Plaintiff-appellants Marianne Engblom and Charles Palmer were corrections officers at Mid-Orange Correctional Facility in Warwick, New York. Engblom and Palmer lived in the Upper Staff Building—a residence for staff located about a quarter-mile (0.25 mi) from the prison. The tenancy was regulated by the Department of Corrections, and tenants were required to pay non-tax-deductible rent, provide their own furnishings, and were entitled to repairs and maintenance "following normal 'landlord-tenant responsibilities and practices". During the strike, New York Governor Hugh Carey activated the National Guard to maintain the prisons. The Guard arrived at Mid-Orange on April 19, 1979, and reached a total force of 260. These Guardsmen were housed in the school and administrative buildings before April 25, at which point the striking officer-tenants were evicted and Guardsmen stationed in those rooms. Both Engblom and Palmer were evicted in this manner. (Note: Plaintiffs and defendants agree that Palmer both participated in the strike and had his room quarter National Guardsmen. Engblom testifies that she did not participate in the strike and that her room was occupied by Guardsmen, but the defendants dispute both points.)

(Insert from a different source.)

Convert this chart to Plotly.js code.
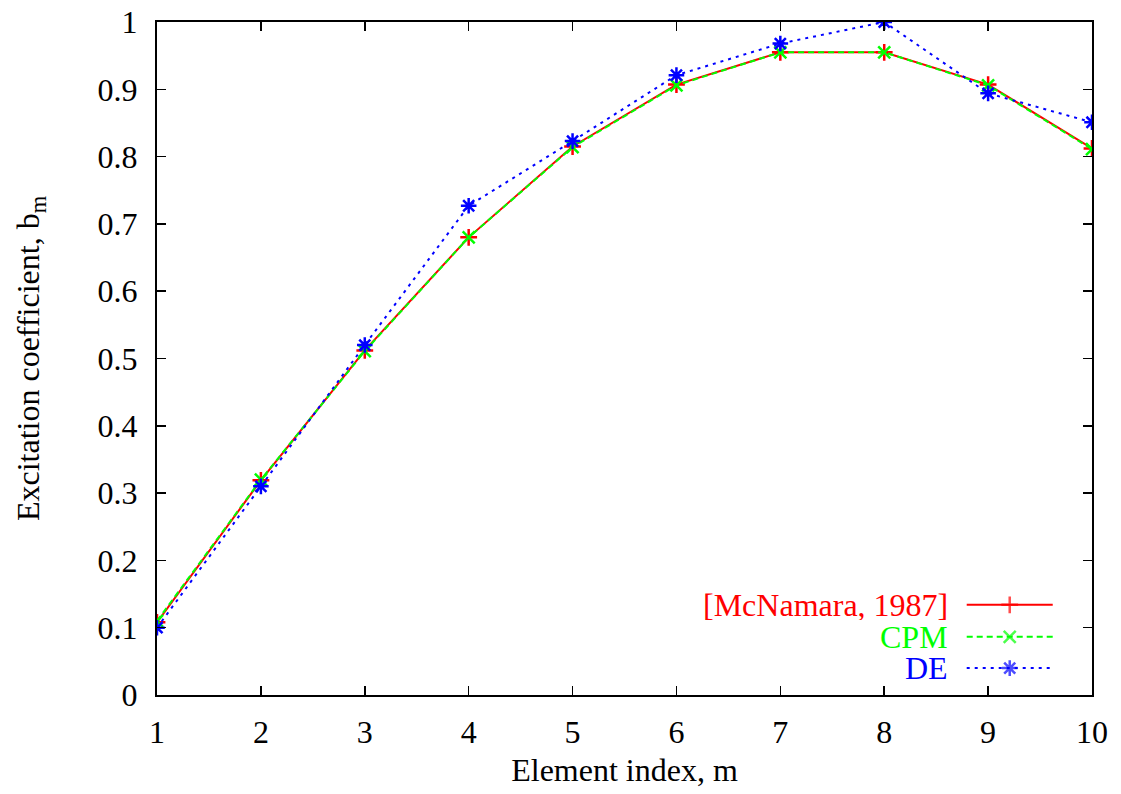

The strike ended May 5, 1979. Engblom and Palmer subsequently filed suit in the United States District Court for the Southern District of New York against the state of New York and its governor, Hugh Carey. Petitioners asserted violation of the Due Process Clause of the Fourteenth Amendment, and violation of the Third Amendment.

=== District Court ===

The District Court ruled in favor of the defendants and dismissed the suit. Petitioners then appealed to the Court of Appeals for the Second Circuit.

== Decision ==
Rendered on May 3, 1982, the decision was written for the court by Judge Walter R. Mansfield. It began by affirming the District Court's dismissal of the Due Process claim. It then turned to petitioners' Third Amendment claim.

Because of the lack of any prior Third Amendment jurisprudence, this decision established three important holdings not previously articulated: (1) that the National Guardsmen qualify as soldiers under the Third Amendment; (2) that the Third Amendment applies to state as well as federal authorities, i.e., is incorporated against the states; and (3), that the protection of the Third Amendment extends beyond homeowners, that is, those only with a fee simple arrangement, but includes anyone who, within their residence, has a legal expectation of privacy and a legal right to exclude others from entering into the premises. The majority held that the correctional officers' occupancy in the rooms was covered under the legal rules of "tenancy" and was therefore protected under the Third Amendment.

The case was remanded to District Court where it was decided in the defendants' favor, due to the principle that, as agents of the state, the defendants were covered by a qualified immunity unless they knowingly acted illegally. In the absence of any previous precedent on this issue, the standard of knowing illegality was not met.

Concurring in part and dissenting in part, Judge Irving R. Kaufman maintained that the officers' occupancy was covered under the lesser protection of employee housing and that the special circumstances of residency in prison grounds superseded Third Amendment protection. Kaufman deemed the application of the Third Amendment to be "far-fetched".